The more complex a commission structure is, the less likely an affiliate is going to prioritize your products. For example, say that you pay different commission rates for different product categories. You’re doing this with the intent of incentivizing affiliates to promote your higher margin products. However, in my experience, this could create resentment by affiliates toward the lower commission rates.
You can still achieve the same objective, and avoid affiliate resentment, by creating a flat commission structure across all product categories, and then running bonuses and promotions around your higher margin products.
For example, for the month of August, you could offer a $50 bonus for hitting a certain sales target for a particular product category. Or perhaps you could increase commission on that particular product category for a specific period of time. This approach creates less confusion about your commission structure, and serves as a way to keep affiliates engaged and activated.
Keep Commissions Simple
When you set your commission structure, it should be fair and easy to understand. Ideally, you would set your commission at a manageable rate, so you never have to lower it. No matter what the reason, lowering a commission rate results in disappointed affiliates.
It’s always tempting to launch a new affiliate program with a high commission rate to attract as many affiliates as quickly as possible. However, when you have to lower the commission rate a couple months later, you’ll likely see a drop-off in affiliate activity. Instead, launch with your standard commission rate, but run a limited-time promotion that rewards or bonuses affiliates the extra commission based on performance.
Who Receives the Commission?
Another commission rate structure to consider is based on attribution. It is not uncommon for customers to exit the checkout process to search for a coupon code when they see a field to enter that code in the shopping cart. They’ll do a search for your brand and the term “coupon.” They will likely find a code on a coupon or deal site.
They’ll click through the coupon site to get access to the code, and will resume their purchase on your site. The challenge here is that if you are using last-click attribution, the coupon site will receive credit for the transaction even though it did not enter the consumer’s click path until the end of the transaction process.
The coupon site likely did play a role in pushing the consumer to complete the transaction. However, does the site deserve full commission? What if the consumer originally came to your site based on a product review she read on a blog? If you’re using last-click attribution, that blog won’t get any credit for the completed sale.
Using Attribution-based Commissions
One way to address this issue, is by using an attribution-based commission structure. Many affiliate networks offer this capability. Using attribution-based commissioning, you can set up rules that award a commission based on where the affiliate is located in the click path. For example, you can set up a rule where if a coupon affiliate enters the click path within 2 minutes of checkout, that the affiliate only receives 1 percent commission.
You can also have the tracking platform check for a prior affiliate that should receive commission for the sale, and you can either choose to award that affiliate full commission, or a share of it.

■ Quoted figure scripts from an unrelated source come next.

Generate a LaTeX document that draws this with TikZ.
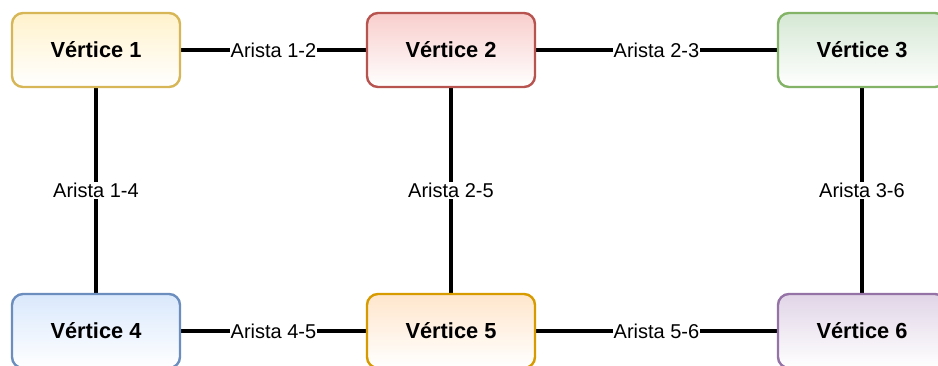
\documentclass[tikz,border=0pt]{standalone}
\usepackage{fontspec}
\setmainfont{Liberation Sans}
\usetikzlibrary{backgrounds}
\definecolor{y1}{HTML}{FFF2CC}\definecolor{y2}{HTML}{D6B656}
\definecolor{r1}{HTML}{F8CECC}\definecolor{r2}{HTML}{B85450}
\definecolor{g1}{HTML}{D5E8D4}\definecolor{g2}{HTML}{82B366}
\definecolor{b1}{HTML}{DAE8FC}\definecolor{b2}{HTML}{6C8EBF}
\definecolor{o1}{HTML}{FFE6CC}\definecolor{o2}{HTML}{D79B00}
\definecolor{p1}{HTML}{E1D5E7}\definecolor{p2}{HTML}{9673A6}
\begin{document}
\begin{tikzpicture}[x=1pt,y=-1pt,
  vertex/.style 2 args={draw=#2, top color=#1, bottom color=white,
    rounded corners=11pt, line width=2.4pt,
    minimum width=168pt, minimum height=74pt, inner sep=0pt,
    font=\fontsize{21.8}{26}\selectfont\bfseries},
  edge/.style={line width=3.4pt, black},
  elabel/.style={fill=white, inner sep=1pt, font=\fontsize{20}{24}\selectfont}]
  \useasboundingbox (0,0) rectangle (938,365);
  \clip (0,0) rectangle (938,365);

  % vertices
  \node[vertex={y1}{y2}] (v1) at (96,50)  {Vértice 1};
  \node[vertex={r1}{r2}] (v2) at (451,50) {Vértice 2};
  \node[vertex={g1}{g2}] (v3) at (862,50) {Vértice 3};
  \node[vertex={b1}{b2}] (v4) at (96,331)  {Vértice 4};
  \node[vertex={o1}{o2}] (v5) at (451,331) {Vértice 5};
  \node[vertex={p1}{p2}] (v6) at (862,331) {Vértice 6};

  % edges with their labels
  \begin{scope}[on background layer]
    \draw[edge] (v1) -- node[elabel] {Arista 1-2} (v2);
    \draw[edge] (v2) -- node[elabel] {Arista 2-3} (v3);
    \draw[edge] (v4) -- node[elabel] {Arista 4-5} (v5);
    \draw[edge] (v5) -- node[elabel] {Arista 5-6} (v6);
    \draw[edge] (v1) -- node[elabel] {Arista 1-4} (v4);
    \draw[edge] (v2) -- node[elabel] {Arista 2-5} (v5);
    \draw[edge] (v3) -- node[elabel] {Arista 3-6} (v6);
  \end{scope}
\end{tikzpicture}
\end{document}
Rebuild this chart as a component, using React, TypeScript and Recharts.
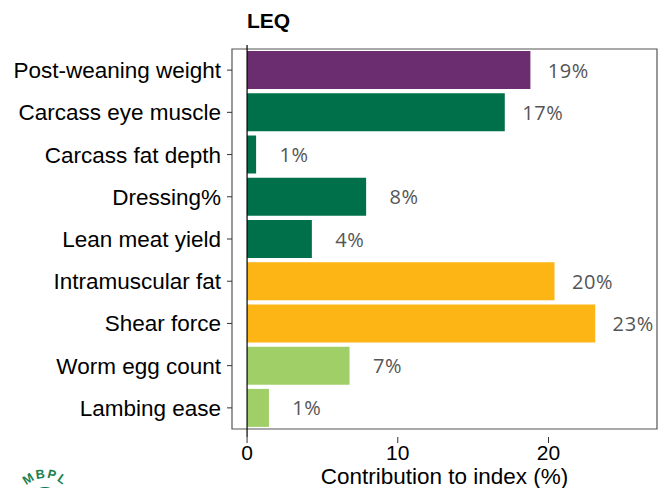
import React from "react";
import {
  BarChart,
  Bar,
  XAxis,
  YAxis,
  Cell,
  LabelList,
  ReferenceLine,
  ReferenceArea,
} from "recharts";

const traits = [
  "Post-weaning weight",
  "Carcass eye muscle",
  "Carcass fat depth",
  "Dressing%",
  "Lean meat yield",
  "Intramuscular fat",
  "Shear force",
  "Worm egg count",
  "Lambing ease",
];
const contribution = [18.8, 17.1, 0.6, 7.9, 4.3, 20.4, 23.1, 6.8, 1.45];
const labels = ["19%", "17%", "1%", "8%", "4%", "20%", "23%", "7%", "1%"];
const groupColours = [
  "#6b2d70",
  "#00704a",
  "#00704a",
  "#00704a",
  "#00704a",
  "#fdb515",
  "#fdb515",
  "#a0cf67",
  "#a0cf67",
];
const xTicks = [0, 10, 20];

const data = traits.map((t, i) => ({
  trait: t,
  value: contribution[i],
  label: labels[i],
  colour: groupColours[i],
}));

const AXIS_FONT = "Arial, 'Liberation Sans', sans-serif";

const PctLabel = (props: any) => {
  const { x, y, width, height, index } = props;
  return (
    <text
      x={x + width + 38}
      y={y + height / 2}
      textAnchor="middle"
      dominantBaseline="central"
      fill="#555555"
      fontSize={20}
      letterSpacing={0.6}
      fontFamily="'Open Sans', sans-serif"
    >
      {labels[index]}
    </text>
  );
};

export default function App() {
  return (
    <div style={{ position: "absolute", left: 0, top: 0, width: 666, height: 488, background: "#fff", overflow: "hidden" }}>
      <div
        style={{
          position: "absolute",
          left: 247,
          top: 9,
          fontFamily: AXIS_FONT,
          fontWeight: "bold",
          fontSize: 21,
          lineHeight: "24px",
        }}
      >
        LEQ
      </div>
      <BarChart
        width={666}
        height={488}
        data={data}
        layout="vertical"
        margin={{ top: 45, right: 9, bottom: 21, left: 0 }}
        barCategoryGap="5%"
      >
        <XAxis
          type="number"
          domain={[-1, 27.2]}
          ticks={xTicks}
          allowDataOverflow
          height={30}
          axisLine={false}
          tickLine={{ stroke: "#333" }}
          tickSize={6}
          tick={{ fill: "#000", fontSize: 21, fontFamily: AXIS_FONT }}
          label={{
            value: "Contribution to index (%)",
            position: "insideBottom",
            offset: -17,
            fill: "#000",
            fontSize: 22.5,
            fontFamily: AXIS_FONT,
          }}
        />
        <YAxis
          type="category"
          dataKey="trait"
          width={232}
          axisLine={false}
          tickLine={{ stroke: "#333" }}
          tickSize={5}
          tickMargin={6}
          padding={{ top: 4, bottom: 8 }}
          tick={{ fill: "#000", fontSize: 22.5, fontFamily: AXIS_FONT }}
        />
        <ReferenceArea
          x1={-1}
          x2={27.2}
          fill="none"
          stroke="#555"
          strokeWidth={1.2}
          ifOverflow="visible"
        />
        <Bar dataKey="value" isAnimationActive={false}>
          {data.map((d, i) => (
            <Cell key={i} fill={d.colour} />
          ))}
          <LabelList dataKey="label" content={PctLabel} />
        </Bar>
        <ReferenceLine x={0} stroke="#000" strokeWidth={1.2} />
      </BarChart>
      <svg style={{ position: "absolute", left: 9, top: 460 }} width={72} height={28}>
        <defs>
          <path id="logoArc" d="M 10 44 A 26 26 0 0 1 62 44" />
        </defs>
        <circle cx={36} cy={42} r={15} fill="#00704a" />
        <text fontSize={12.5} fontWeight="bold" fill="#1a7f4e" fontFamily={AXIS_FONT} letterSpacing={1.5}>
          <textPath href="#logoArc" startOffset="50%" textAnchor="middle">MBPL</textPath>
        </text>
      </svg>
    </div>
  );
}
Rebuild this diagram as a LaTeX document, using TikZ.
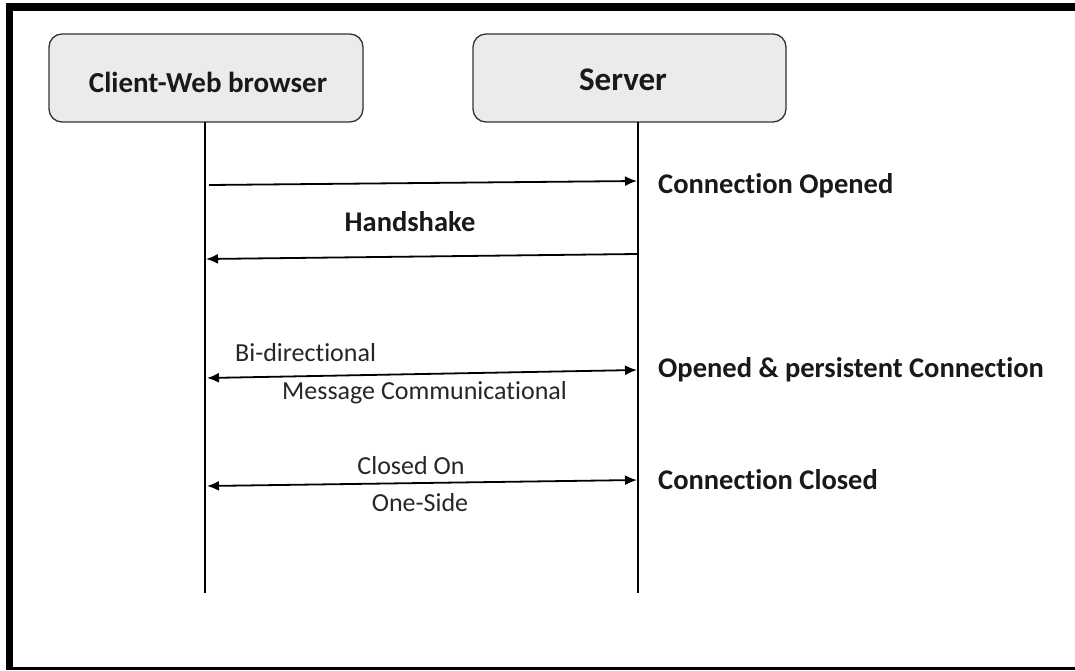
\documentclass[tikz,border=0pt]{standalone}
\usepackage{fontspec}
\setmainfont[Ligatures={NoCommon}]{Carlito}
\usetikzlibrary{arrows.meta}
\begin{document}
\begin{tikzpicture}[x=1pt,y=-1pt,
  actor/.style={draw=black!80,line width=1.3pt,fill=black!8,rounded corners=13pt,inner sep=0pt},
  lifeline/.style={draw=black,line width=2.2pt},
  msg/.style={draw=black,line width=1.8pt,-{Latex[length=12pt,width=10pt]}},
  bimsg/.style={draw=black,line width=1.8pt,{Latex[length=12pt,width=10pt]}-{Latex[length=12pt,width=10pt]}},
  boldlab/.style={font=\fontsize{28.5}{32}\selectfont\bfseries,text=black!90,inner sep=0pt},
  lab/.style={font=\fontsize{26}{30}\selectfont,text=black!85,inner sep=0pt},
  framebar/.style={fill=black,draw=none}]
\useasboundingbox (0,0) rectangle (1075,670);
\fill[white] (0,0) rectangle (1075,670);
% frame (top, left, bottom)
\path[framebar] (6,3) rectangle (1075,11);
\path[framebar] (6,3) rectangle (13,670);
\path[framebar] (6,667) rectangle (1075,670);
% actors
\node[actor,minimum width=314pt,minimum height=88pt] (client) at (206,78) {};
\node[actor,minimum width=313pt,minimum height=88pt] (server) at (629.5,78) {};
\node[font=\fontsize{29}{32}\selectfont\bfseries,text=black!90,inner sep=0pt] (clientLabel) at (208,82) {Client-Web browser};
\node[font=\fontsize{33}{36}\selectfont\bfseries,text=black!90,inner sep=0pt] (serverLabel) at (623,80) {Server};
% lifeline ends
\coordinate (cTop) at (205,122);
\coordinate (cBot) at (205,593);
\coordinate (sTop) at (638,122);
\coordinate (sBot) at (638,593);
\draw[lifeline] (cTop) -- (cBot);
\draw[lifeline] (sTop) -- (sBot);
% message points
\coordinate (c1) at (209,185);
\coordinate (s1) at (637,181);
\coordinate (s2) at (637,254);
\coordinate (c2) at (206,259);
\coordinate (c3) at (207,378);
\coordinate (s3) at (637,370);
\coordinate (c4) at (207,486);
\coordinate (s4) at (637,480);
\draw[msg] (c1) -- (s1);
\draw[msg] (s2) -- (c2);
\draw[bimsg] (c3) -- (s3);
\draw[bimsg] (c4) -- (s4);
% labels
\node[boldlab,anchor=west] (lOpened) at (658,186) {Connection Opened};
\node[boldlab] (lHand) at (410,222) {Handshake};
\node[boldlab,anchor=west] (lPersist) at (658,370) {Opened \& persistent Connection};
\node[boldlab,anchor=west] (lClosed) at (658,480) {Connection Closed};
\node[lab,anchor=west] (lBi) at (235,353) {Bi-directional};
\node[lab,anchor=west] (lMsg) at (282,393) {Message Communicational};
\node[lab] (lCOn) at (411,466) {Closed On};
\node[lab] (lOne) at (420,503) {One-Side};
\end{tikzpicture}
\end{document}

In the preceding example, I used a 2-minute window before checkout. This amount of time will likely vary depending on the retailer, but you can determine a reasonable window by looking at your analytics and determining how long it takes an average consumer to proceed through checkout.
This is a somewhat complex commission structure, but worth communicating to affiliates. In many cases, your content-based affiliates will be appreciative because it does help protect their referrals.
Traffic from Coupon Sites
It is also important to note that not all transactions driven by a coupon or deal site follow this route. Many coupon or deal sites have built a loyal and active following by providing curated deal content. Their readers will often start their shopping journey by browsing this content. I have seen programs enjoy a 20 to 30 percent new-customer ratio from deal sites. This will vary by retailer, but the point is that not all coupon traffic is undesirable.
Finally, it is possible to create a commission structure where you pay affiliates based on new or existing customers. Sales from new customers would receive a higher commission rate, while sales from existing customers would receive a lower rate. This is possible to set up. You would either pass a parameter back to the tracking platform with each sale, letting the network know whether or not the transaction should be associated with the new or existing customer commission, or you could do some sort of batch process on a regular basis.
The drawback to this commission structure is that there is no transparency to the affiliate. The affiliate has no way to tell whether or not his reader is a new or existing customer for you. Because of this, he will likely promote your products in the same way to all readers. As such, is it really worth it to pay a higher commission for new customers, knowing that it doesn’t serve to incentivize the affiliate to promote your products any differently?
Every affiliate program is different. However, the biggest mistake that I see retailers make is setting commission rates based purely on profit margins, without taking into account the impact that the commission structure will have on affiliate perception of the program. Commission structures should be fair, easy to understand and track, and well thought out.